Reprovação e abandono na transição
Abandono e reprovação ajudam a explicar o cenário insatisfatório. Enquanto no 9º ano do fundamental esses dois itens atingem 10,4% dos adolescentes, na 1ª série do nível médio encontram o ápice (23,6%). Thaiane explica que nessa composição a reprovação supera o abandono e se destaca justamente nas fases de transição. “No 1º ano do médio, o aluno vê que não dá conta. Ele terá 13 disciplinas obrigatórias, muitas vezes enfrenta problema estrutural na escola, que também não é atrativa nem tem aderência à vida dele. Sem projeto de vida, sai”, comenta. No 6º ano, o problema se deve à transição abrupta em relação ao 5º ano. “O estudante começa a ter vários professores e o modelo de escola muda totalmente. Além disso, ele não está completamente alfabetizado muitas vezes e as taxas de reprovação acabam sendo altas”, diz.

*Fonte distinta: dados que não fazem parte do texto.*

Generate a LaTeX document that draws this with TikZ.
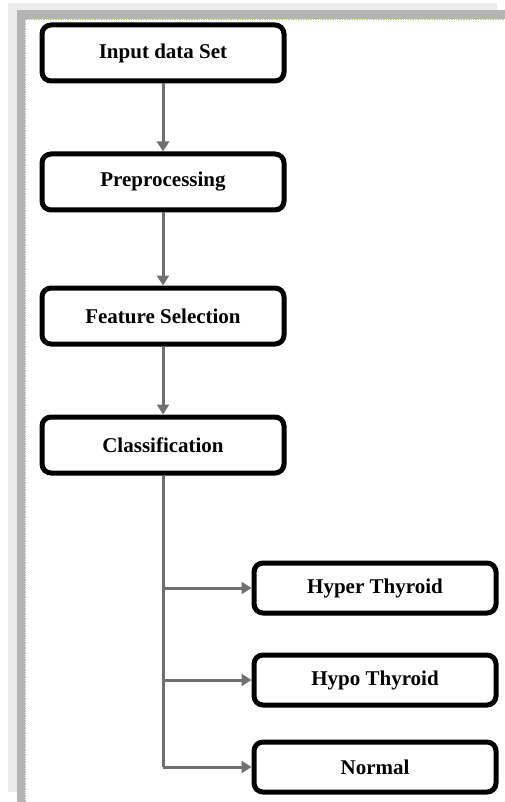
\documentclass[tikz,border=0pt]{standalone}
\usepackage{fontspec}
\setmainfont{Liberation Serif}
\usetikzlibrary{arrows.meta,shadows}
\definecolor{framelight}{HTML}{ECECEC}
\definecolor{framedark}{HTML}{B4B4B4}
\definecolor{framegreen}{HTML}{A6D86A}
\definecolor{linkgray}{HTML}{707070}
\tikzset{
  stage/.style={draw=black, line width=5pt, rounded corners=9pt, fill=white,
    minimum width=242pt, minimum height=56pt, inner sep=0pt,
    font=\fontsize{21}{24}\selectfont\bfseries,
    drop shadow={opacity=0.25, shadow xshift=2pt, shadow yshift=-2pt}},
  result/.style={stage, minimum height=50pt},
  link/.style={draw=linkgray, line width=3pt},
  arr/.style={link, -{Triangle[length=10pt,width=12pt]}}
}
\begin{document}
\begin{tikzpicture}[x=1pt, y=-1pt]
    \useasboundingbox (0,0) rectangle (505,802);
    % page frame
    \path[fill=white] (0,0) rectangle (505,802);
    \path[fill=framelight] (8,3) rectangle (497,792);
    \path[fill=framedark] (17,10) rectangle (505,802);
    \path[fill=white] (25,19) rectangle (505,802);
    \path[draw=framegreen, densely dotted, line width=0.7pt] (25,802) -- (25,19) -- (505,19);

    % main flow
    \node[stage] (input) at (163,53) {Input data Set};
    \node[stage] (prep) at (163,182) {Preprocessing};
    \node[stage] (feat) at (163,316) {Feature Selection};
    \node[stage] (cls) at (163,445) {Classification};

    \draw[arr] (input) -- (prep);
    \draw[arr] (prep) -- (feat);
    \draw[arr] (feat) -- (cls);

    % outputs
    \node[result] (hyper) at (375,588) {Hyper Thyroid};
    \node[result] (hypo) at (375,680) {Hypo Thyroid};
    \node[result] (normal) at (375,767) {Normal};

    \coordinate (j1) at (163,588);
    \coordinate (j2) at (163,680);
    \coordinate (j3) at (163,767);

    \draw[link] (cls.south) -- (j3);
    \draw[arr] (j1) -- (hyper);
    \draw[arr] (j2) -- (hypo);
    \draw[arr] (j3) -- (normal);
\end{tikzpicture}
\end{document}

Na opinião da especialista, a meta 4 é o reflexo do sistema educacional: o aluno entra na escola, mas não há uma estratégia articulada da base até o ensino médio, o que exige um projeto para equacionar a questão. Essa sala de aula às avessas compromete, diretamente, o tripé acesso, permanência e aprendizagem. “Estamos conseguindo colocar a maioria dos alunos na escola, ainda que haja vários fora do sistema (muitos que não concluíram estão fora). Depois, a questão vai piorando, pois o estudante precisa permanecer e esse número, de modo geral, está muito ruim, porque não estão conseguindo concluir”, relata Thaiane. “Quando se olha a nota do Saeb (Sistema de Avaliação Básica) e do Ideb (Índice de Desenvolvimento da Educação Básica), a situação fica ainda mais feia. Pode até estar na escola, mas os que estão sobrevivendo não conseguem aprender os níveis adequados.”
E em mais uma meta, o Brasil vai deixando o tempo passar. Longe de superar os objetivos postos até 2022, resta a esperança de não apenas resolver o problema do ensino médio, mas também dar atenção ao que vem sendo gestado desde a primeira infância, quando as questões de acesso à creche à pré-escola são apenas o início de uma sequência de transtornos, que culminam em níveis de aprendizagem ruins, que se alastram até o fim da educação básica. “Países que estão avançando mudaram já o modelo do ensino médio. O nosso é muito arcaico, pouco flexível, em que o jovem não tem protagonismo nem possibilidade de escolha. Os próximos governantes têm papel importante para assegurar que a implementação da base (nacional comum curricular) seja coerente para não regredirmos ainda mais. É preciso assegurar que os jovens não só tenham mais tempo na escola, mas tenham mais possibilidade de escolha e desenvolvam seus projetos de vida.”